Africa Needs Freer
Markets -- and
Fewer Tyrants
Famine in Niger is no
surprise -- desert wastes, locusts and decades of Marxist rule keep it
second-to-last on the world poverty list. Famine in the fertile climes of
southern and eastern Africa, however, seems more shocking. But there's a common
thread: centralized state rule -- incompetent at best -- marked by corruption
and sustained by aid. These are the shackles that keep Africans poor: It would
be nice if EU and U.S. trade barriers were removed at trade talks in Hong Kong
this week, but exports are a distant notion to the 75% of Africans who live off
the land. Niger is
little-blessed by nature, but it has also spent its postcolonial era trying
various forms of failed government, with Marxism reigning longest. A quarter of
the population -- 2.5 million people -- faces starvation. Yet more temperate
southern and eastern African countries are on the edge of famine, too, with 10
million affected in southern Africa alone. Again, we find the same economic
profile: Zimbabwe, Malawi, Zambia, Mozambique, Swaziland and Lesotho all lack
economic freedom and property rights; all have economies mismanaged by the
state; all depend on aid. All these countries have a history of utopian schemes
that failed to produce everlasting manna. State farms, marketing boards, land
redistribution, price controls and huge regional tariffs left few incentives or
opportunities for subsistence farmers to expand. Despite torrents of aid, these
cruel social experiments could not turn sands verdant or prevent the granaries
of southern and eastern Africa from rotting. Ethiopia's Prime
Minister Meles Zenawi believes that allowing Ethiopians to own their land would
make them sell out to multinationals. He seems to have overlooked a basic
market principle: It demands a willing seller and a willing buyer at an agreed
price. If that price is worth selling for, the farmer might have some money to
reinvest elsewhere; if that price is worth buying for, the purchaser must have
plans to make the land profitable. If there is no sale, owners might have an
incentive to invest in their own land and future, having, at last, the
collateral of the land on which to get a loan. After decades of socialism,
Ethiopia's agricultural sector -- the mainstay of the economy -- is less
productive per capita than 20 years ago when Band Aid tried to defeat famine.

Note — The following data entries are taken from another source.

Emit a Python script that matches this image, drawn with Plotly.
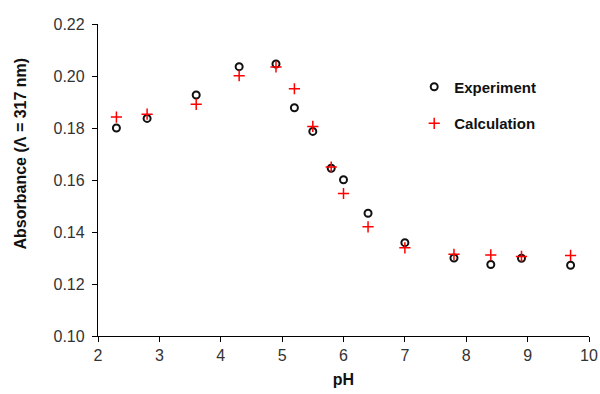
import plotly.graph_objects as go

ph = [2.3, 2.8, 3.6, 4.3, 4.9, 5.2, 5.5, 5.8, 6.0, 6.4, 7.0, 7.8, 8.4, 8.9, 9.7]
experiment = [0.1800, 0.1837, 0.1927, 0.2036, 0.2046, 0.1878, 0.1787, 0.1645,
              0.1601, 0.1472, 0.1359, 0.1300, 0.1275, 0.1299, 0.1272]
calculation = [0.1842, 0.1853, 0.1891, 0.2001, 0.2035, 0.1951, 0.1806, 0.1650,
               0.1548, 0.1420, 0.1339, 0.1314, 0.1312, 0.1306, 0.1310]

x_ticks = [2, 3, 4, 5, 6, 7, 8, 9, 10]
y_ticks = [0.10, 0.12, 0.14, 0.16, 0.18, 0.20, 0.22]

FONT = "Liberation Sans, Arial, sans-serif"
TICK_COLOR = "#333333"

fig = go.Figure()
fig.add_trace(go.Scatter(
    x=ph, y=experiment, mode="markers", name="<b>Experiment</b>",
    marker=dict(symbol="circle-open", size=7, color="#111111", line=dict(width=2, color="#111111")),
    legend="legend", showlegend=True,
))
fig.add_trace(go.Scatter(
    x=ph, y=calculation, mode="markers", name="<b>Calculation</b>",
    marker=dict(symbol="cross-thin-open", size=8, color="#ff0000", line=dict(width=1.5, color="#ff0000")),
    legend="legend2", showlegend=True,
))

axis_common = dict(
    showline=True, linecolor="black", linewidth=1.3, mirror=False,
    showgrid=False, zeroline=False, ticks="outside", ticklen=5, tickwidth=1.3,
    tickcolor="black", tickfont=dict(family=FONT, size=16, color=TICK_COLOR),
    automargin=False,
)

fig.update_layout(
    width=600, height=394,
    margin=dict(l=98, r=11, t=24, b=58),
    paper_bgcolor="white", plot_bgcolor="white",
    showlegend=True,
    font=dict(family=FONT, size=15, color="#111111"),
    xaxis=dict(range=[2, 10], tickvals=x_ticks, ticktext=[str(v) for v in x_ticks],
               title=dict(text="<b>pH</b>", font=dict(family=FONT, size=16, color="#111111"), standoff=10),
               **axis_common),
    yaxis=dict(range=[0.10, 0.22], tickvals=y_ticks, ticktext=[f"{v:.2f}" for v in y_ticks],
               ticklabelstandoff=4,
               **axis_common),
    legend=dict(x=0.644, y=0.798, xanchor="left", yanchor="middle", bgcolor="rgba(0,0,0,0)",
                font=dict(family=FONT, size=15, color="#111111"), itemwidth=30),
    legend2=dict(x=0.644, y=0.681, xanchor="left", yanchor="middle", bgcolor="rgba(0,0,0,0)",
                 font=dict(family=FONT, size=15, color="#111111"), itemwidth=30),
    annotations=[dict(
        text="<b>Absorbance (\u039b = 317 nm)</b>", textangle=-90,
        xref="paper", yref="paper", x=0, y=0.585, xanchor="center", yanchor="middle",
        xshift=-78, showarrow=False, font=dict(family=FONT, size=16, color="#111111"),
    )],
)

fig.write_html("out.html")
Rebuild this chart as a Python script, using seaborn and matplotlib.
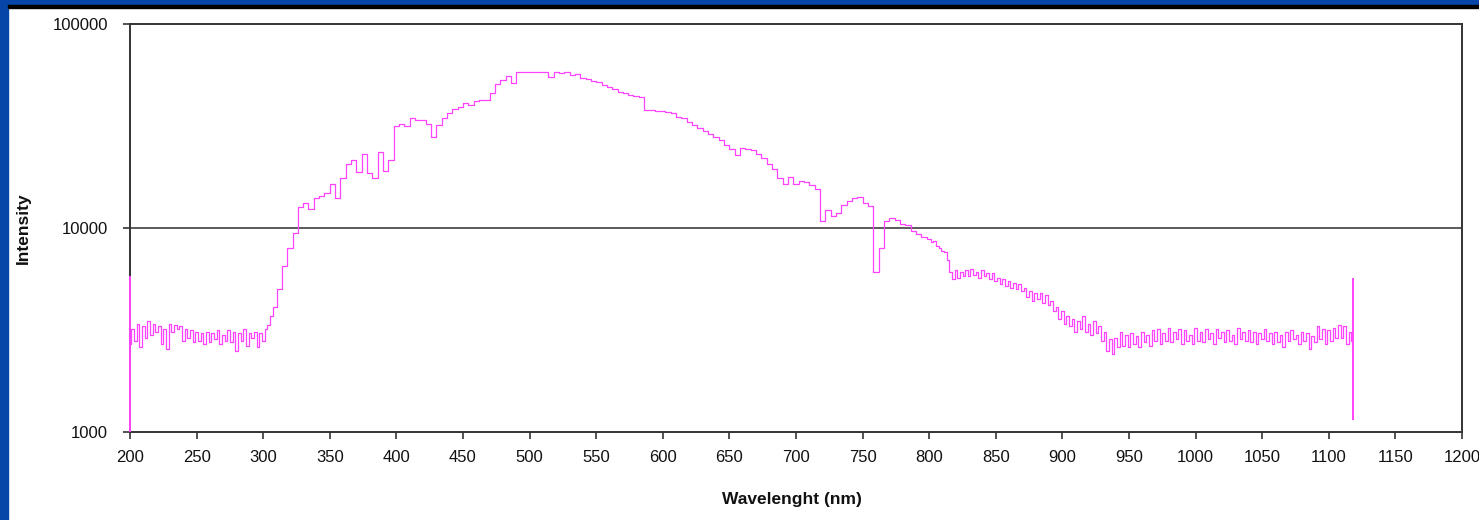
import numpy as np
import pandas as pd
import matplotlib
matplotlib.use("Agg")
import matplotlib.pyplot as plt
import seaborn as sns
from matplotlib.patches import Rectangle
from matplotlib.ticker import FixedLocator, FixedFormatter, NullLocator

# ---- data ----
# segment A: 200-308 nm, 2 nm sampling
intensity_uv = [2700, 3200, 2800, 3400, 2600, 3300, 2900, 3500, 3000, 3400,
                3100, 3300, 2700, 3200, 2550, 3400, 3100, 3350, 3200, 3300,
                2800, 3200, 2900, 3150, 2750, 3100, 2800, 3050, 2700, 3100,
                2750, 3050, 2850, 3150, 2700, 3000, 2800, 3150, 2750, 3100,
                2500, 3050, 2800, 3200, 2650, 3050, 2900, 3100, 2600, 3050,
                2800, 3200, 3350, 3700, 4100]
# segment B: 312-796 nm, 4 nm sampling
intensity_vis = [5000, 6500, 8000, 9500, 12700, 13200, 12400, 14000, 14300, 14800,
                 16500, 14100, 17500, 20500, 21600, 18900, 23000, 18500, 17500, 23500,
                 19000, 21500,
                 31500, 32500, 31500, 34500, 34000, 33800, 32500, 28000, 32000, 34500,
                 36500, 38500, 39000, 41000, 40000, 42000, 42400, 42400, 46000, 51000,
                 53000, 55500, 51500, 58000, 58500,
                 58500, 58500, 58500, 58500, 55000, 58000, 57500, 58000, 56500, 57000,
                 54500, 54000, 52500, 52000, 50000, 49000, 48000, 46500, 46000, 45000,
                 44500, 44000, 38000, 37800, 37500,
                 37500, 37000, 36500, 35000, 34500, 33000, 32000, 31000, 30000, 29000,
                 28000, 27000, 25500, 24500, 22800, 24800, 24500, 24000, 23000, 22000,
                 20500, 19500, 17500, 16500, 17800,
                 16500, 17000, 16800, 16200, 15500, 10800, 12300, 11500, 11800, 13000,
                 13600, 14000, 14200, 13300, 12800, 6100, 8000, 10800, 11200, 11000,
                 10500, 10300, 9700, 9300, 9000]
# segment C: 800-1118 nm, 2 nm sampling
intensity_nir = [8800, 8500, 8600, 8200, 8000, 7700, 7600, 7000, 6100, 5600,
                 6200, 5700, 6100, 5800, 6200, 5800, 6300, 5900, 6100, 5700,
                 6200, 5800, 6000, 5600, 6000,
                 5500, 5700, 5300, 5600, 5200, 5500, 5100, 5400, 5000, 5300,
                 4900, 5100, 4600, 4900, 4400, 4800, 4500, 4800, 4300, 4700,
                 4200, 4400, 3900, 4100, 3600, 3900, 3400,
                 3700, 3300, 3600, 3100, 3500, 3200, 3700, 3100, 3400, 3000,
                 3500, 3050, 3300,
                 2800, 3100, 2500, 2850, 2400, 2900, 2600,
                 3100, 2650, 3000, 2600, 3050, 2700, 2950, 2600, 3100, 2750,
                 3000, 2650, 3150, 2800, 3200, 2700, 3050, 2800, 3250, 2750,
                 3100, 2850, 3200, 2700, 3150, 2800, 3000, 2700,
                 3250, 2800, 3100, 2750, 3200, 2850, 3050, 2700, 3200, 2900,
                 3100, 2750, 3150, 2800, 3000, 2700, 3250, 2850, 3100, 2800,
                 3150, 2750, 3100, 2700, 3050, 2850, 3200, 2800, 3050, 2700,
                 3100, 2750, 3000, 2600, 3100, 2800, 3150, 2850, 3000, 2700,
                 3100, 2800, 3050, 2550, 2950, 2750, 3300, 2850, 3200, 2700,
                 3150, 2800, 3250, 2900, 3350, 2900, 3300, 2700, 3100, 2800]

wavelength_uv = np.arange(200, 309, 2)
wavelength_vis = np.arange(312, 797, 4)
wavelength_nir = np.arange(800, 1119, 2)

# vertical edge spikes at the ends of the spectrum
spike_wavelength = [200, 1118]
spike_low = [1000, 1140]
spike_high = [5800, 5700]

x_ticks = list(range(200, 1201, 50))
y_ticks = [1000, 10000, 100000]
y_tick_labels = ["1000", "10000", "100000"]

wavelength = np.concatenate([wavelength_uv, wavelength_vis, wavelength_nir])
intensity = intensity_uv + intensity_vis + intensity_nir
n = min(len(wavelength), len(intensity))
df = pd.DataFrame({"Wavelength": wavelength[:n], "Intensity": intensity[:n]})

# ---- style ----
sns.set_theme(style="white")
plt.rcParams["font.family"] = ["Liberation Sans", "DejaVu Sans"]

W, H = 1479, 520
fig = plt.figure(figsize=(W / 100, H / 100), dpi=100)
ax = fig.add_axes([130 / W, 1 - 432 / H, (1462 - 130) / W, (432 - 24) / H])

line_color = "#ff44ff"
sns.lineplot(data=df, x="Wavelength", y="Intensity", ax=ax, color=line_color,
             linewidth=0.9, drawstyle="steps-mid", estimator=None)
ax.vlines(spike_wavelength, spike_low, spike_high, color=line_color, linewidth=1.4,
          zorder=6, clip_on=False)

ax.set_yscale("log")
ax.set_xlim(200, 1200)
ax.set_ylim(1000, 100000)
ax.xaxis.set_major_locator(FixedLocator(x_ticks))
ax.yaxis.set_major_locator(FixedLocator(y_ticks))
ax.yaxis.set_major_formatter(FixedFormatter(y_tick_labels))
ax.yaxis.set_minor_locator(NullLocator())

ax.grid(False)
ax.axhline(10000, color="#5a5a5a", linewidth=1.4, zorder=0)

for s in ax.spines.values():
    s.set_visible(True)
    s.set_color("#333333")
    s.set_linewidth(1.4)

ax.tick_params(axis="both", which="major", direction="out", length=5, width=1.2,
               color="#333333", labelsize=12, labelcolor="#111111")
ax.tick_params(axis="y", pad=11, left=True)
ax.tick_params(axis="x", pad=8, bottom=True)

ax.set_xlabel("Wavelenght (nm)", fontsize=12.5, fontweight="bold", color="#111111")
ax.set_ylabel("Intensity", fontsize=12.5, fontweight="bold", color="#111111")
ax.xaxis.set_label_coords((792 - 130) / (1462 - 130), -(492 - 432) / (432 - 24))
ax.yaxis.set_label_coords(-(130 - 31) / (1462 - 130), 0.5)

# ---- slide frame ----
blue = "#0646a8"
fig.patches.append(Rectangle((0, 0), 8 / W, 1, transform=fig.transFigure,
                             color=blue, zorder=10))
fig.patches.append(Rectangle((0, 1 - 5 / H), 1, 5 / H, transform=fig.transFigure,
                             color=blue, zorder=10))
fig.patches.append(Rectangle((8 / W, 1 - 8 / H), 1, 3 / H, transform=fig.transFigure,
                             color="black", zorder=10))

fig.savefig("out.png", dpi=100)
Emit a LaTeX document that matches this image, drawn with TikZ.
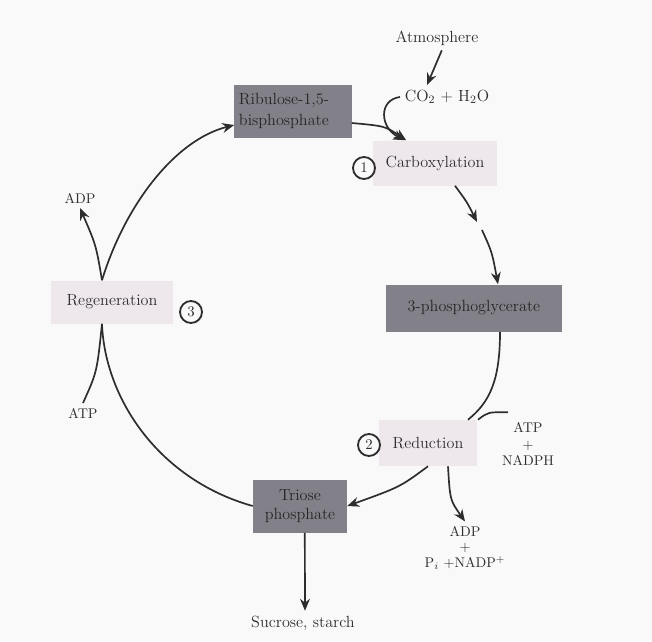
\documentclass[tikz,border=0pt]{standalone}
\usepackage{tikz}
\usetikzlibrary{arrows.meta}
\definecolor{darkbox}{RGB}{130,128,136}
\definecolor{lightbox}{RGB}{238,231,236}
\definecolor{inkgray}{RGB}{45,45,45}
\definecolor{paper}{RGB}{249,249,249}

\begin{document}
\begin{tikzpicture}[x=0.025cm,y=-0.025cm,
	every node/.style={font=\fontsize{11.5}{15}\selectfont, text=black!82},
	compound/.style={fill=darkbox, inner sep=2pt, text=black!85},
	stage/.style={fill=lightbox, inner sep=2pt},
	stepnum/.style={circle, draw=inkgray, line width=1.3pt, inner sep=0pt, minimum size=0.55cm, font=\fontsize{10.5}{12}\selectfont},
	sidelabel/.style={font=\fontsize{10}{12}\selectfont, align=center},
	flow/.style={draw=inkgray, line width=1.2pt},
	>={Stealth[length=8.5pt,width=7pt]}]
					% Paper background, fixes the picture size
					\fill[paper] (0,0) rectangle (652,641);
					
					% Compounds (dark boxes) and stages (light boxes)
					\node[compound, minimum width=2.925cm, minimum height=1.325cm, text width=2.7cm, align=left] (rubp) at (293,111) {Ribulose-1,5-\\bisphosphate};
					\node[stage, minimum width=3.1cm, minimum height=1.125cm] (carb) at (435,163) {Carboxylation};
					\node[stepnum] (s1) at (364,168) {1};
					\node[compound, minimum width=4.375cm, minimum height=1.175cm] (pga) at (474,308) {3-phosphoglycerate};
					\node[stage, minimum width=2.425cm, minimum height=1.15cm] (red) at (428,443) {Reduction};
					\node[stepnum] (s2) at (369,445) {2};
					\node[compound, minimum width=2.35cm, minimum height=1.325cm, align=center, font=\fontsize{11.5}{13.5}\selectfont] (triose) at (300,506) {Triose\\phosphate};
					\node[stage, minimum width=3.025cm, minimum height=1.075cm] (regen) at (112,302) {Regeneration};
					\node[stepnum] (s3) at (191,312) {3};
					
					% Inputs and outputs
					\node (atm) at (437,38) {Atmosphere};
					\node (co2) at (447,97) {CO$_2$ + H$_2$O};
					\node[sidelabel] (atpin) at (528,444) {ATP\\+\\NADPH};
					\node[sidelabel, font=\fontsize{10}{11}\selectfont] (adpout) at (465,548) {ADP\\+\\P$_i$ +NADP$^+$};
					\node (sugar) at (303,623) {Sucrose, starch};
					\node[sidelabel] (adpreg) at (80,198) {ADP};
					\node[sidelabel] (atpreg) at (83,413) {ATP};
					
					% Carbon dioxide enters the cycle
					\draw[flow,->] ([xshift=0.12cm]atm.south) -- ([xshift=-0.5cm]co2.north); % From the air
					\draw[flow,->] (co2.west) .. controls (378,100) and (380,128) .. ([xshift=-0.75cm]carb.north);
					\draw[flow,->] ([yshift=-0.3cm]rubp.east) .. controls (385,126) .. ([xshift=-0.72cm]carb.north);
					
					% Carboxylation gives 3-phosphoglycerate
					\coordinate (tipa) at (477,222);
					\coordinate (tailb) at (482,230);
					\draw[flow,->] ([xshift=0.5cm]carb.south) .. controls (467,202) .. (tipa);
					\draw[flow,->] (tailb) .. controls (492,252) .. ([xshift=0.6cm]pga.north);
					
					% Reduction step
					\draw[flow] ([xshift=0.65cm]pga.south) .. controls (500,380) and (490,402) .. ([xshift=-0.22cm]red.north east);
					\draw[flow] ([xshift=0.03cm]red.north east) .. controls (488,412) .. ([xshift=-0.5cm,yshift=0.12cm]atpin.north); % ATP + NADPH used
					\draw[flow,->] (red.south) .. controls (400,487) .. (triose.east);
					\draw[flow,->] ([xshift=0.5cm]red.south) .. controls (450,500) .. (adpout.north); % Products released
					
					% Triose phosphate leaves or goes on to regeneration
					\draw[flow,->] ([xshift=0.12cm]triose.south) -- ([xshift=0.05cm]sugar.north);
					\draw[flow] (triose.west) .. controls (160,480) and (105,400) .. ([xshift=-0.25cm]regen.south);
					\draw[flow] (atpreg.north) .. controls (97,372) .. ([xshift=-0.25cm]regen.south); % ATP used
					
					% Regeneration of the acceptor
					\draw[flow,->] ([xshift=-0.25cm]regen.north) .. controls (125,205) and (175,140) .. ([yshift=-0.35cm]rubp.west);
					\draw[flow,->] ([xshift=-0.25cm]regen.north) .. controls (96,245) .. (adpreg.south); % ADP released
				\end{tikzpicture}
\end{document}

Although 60% of the country is arable, only 10% has been cultivated. Ethiopia is
entirely dependent on donations; but instead of grasping reality, Mr. Zenawi, a
member of Tony Blair's "Commission for Africa," is forcing
resettlement on 2.2 million people. In Zimbabwe, the
murderous kleptocrats of Robert Mugabe's regime deny that land seizure has
pushed their rich and fertile country into famine: Some three million people
face starvation today. Meanwhile, Prof.
Jeffrey Sachs, the U.N.'s Chief Advisor on the Millennium Development Goals,
believes Africa needs more cash for an African "Green Revolution" --
a pale imitation of the very different Asian agricultural revolution of the
1960s and '70s. The equivalent of "some 40 euros per villager"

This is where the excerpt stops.